Only those who claimed a part of the fund for distribution could be considered in determining the total indebtedness. If others were entitled to become parties to the proceeding and share in the amount raised, but declined or failed to take part and make demand, they could not be considered in making the final award. A trust fund was established for the benefit of those having valid demands, but the holders were not compelled to present them if, for any reason, they saw fit not to do so. Ample notice and opportunity was given to any creditor desiring to assert his right, but, in distributing the funds in the hands of the receiver, the equity court could consider only those who made proper proof of their claims.

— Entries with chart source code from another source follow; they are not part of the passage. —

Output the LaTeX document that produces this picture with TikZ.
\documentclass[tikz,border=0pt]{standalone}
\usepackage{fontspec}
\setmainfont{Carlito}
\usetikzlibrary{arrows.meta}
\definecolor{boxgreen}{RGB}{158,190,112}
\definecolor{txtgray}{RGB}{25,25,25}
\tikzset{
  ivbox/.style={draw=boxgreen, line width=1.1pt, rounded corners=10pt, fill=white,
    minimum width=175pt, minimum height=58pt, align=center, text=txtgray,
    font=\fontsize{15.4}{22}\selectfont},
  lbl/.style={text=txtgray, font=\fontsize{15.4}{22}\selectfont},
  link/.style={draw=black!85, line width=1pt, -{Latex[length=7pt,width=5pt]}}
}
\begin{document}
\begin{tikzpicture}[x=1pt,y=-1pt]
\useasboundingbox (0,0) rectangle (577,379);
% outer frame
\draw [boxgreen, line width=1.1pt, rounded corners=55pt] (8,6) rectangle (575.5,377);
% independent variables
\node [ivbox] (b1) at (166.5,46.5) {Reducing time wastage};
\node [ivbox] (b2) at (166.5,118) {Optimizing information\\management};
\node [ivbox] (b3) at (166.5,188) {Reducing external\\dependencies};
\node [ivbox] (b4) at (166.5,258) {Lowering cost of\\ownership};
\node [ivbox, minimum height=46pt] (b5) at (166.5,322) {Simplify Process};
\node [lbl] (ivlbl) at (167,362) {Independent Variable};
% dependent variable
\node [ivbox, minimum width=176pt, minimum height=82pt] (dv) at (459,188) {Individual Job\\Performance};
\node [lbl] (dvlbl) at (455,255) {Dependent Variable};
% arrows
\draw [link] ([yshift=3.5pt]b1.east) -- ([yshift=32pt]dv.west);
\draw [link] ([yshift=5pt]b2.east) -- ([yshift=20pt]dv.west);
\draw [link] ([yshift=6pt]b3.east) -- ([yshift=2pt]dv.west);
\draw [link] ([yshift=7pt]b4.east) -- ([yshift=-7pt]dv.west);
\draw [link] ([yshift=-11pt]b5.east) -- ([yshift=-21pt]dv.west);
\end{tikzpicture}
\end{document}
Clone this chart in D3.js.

Nor do we see error in refusing to permit defendants to insist that the claims of creditors purchased by them should be considered as of their face value, rather than the amounts actually paid for the assigned indebtedness. To the extent of payment, the assignee was properly subrogated (27 C. J. 886), as permitted by the chancellor. He also awarded to the defendants themselves, who were individual creditors of the vendor corporation, a proportionate share in the fund. The right of the latter to an allowance might be questioned, since they were parties to the violation of the Bulk Sales Act, but the pro rata distribution to them is not disputed in the present case. The appellants have no just cause to complain of the allotment finally made.

The decree is affirmed at the cost of appellants.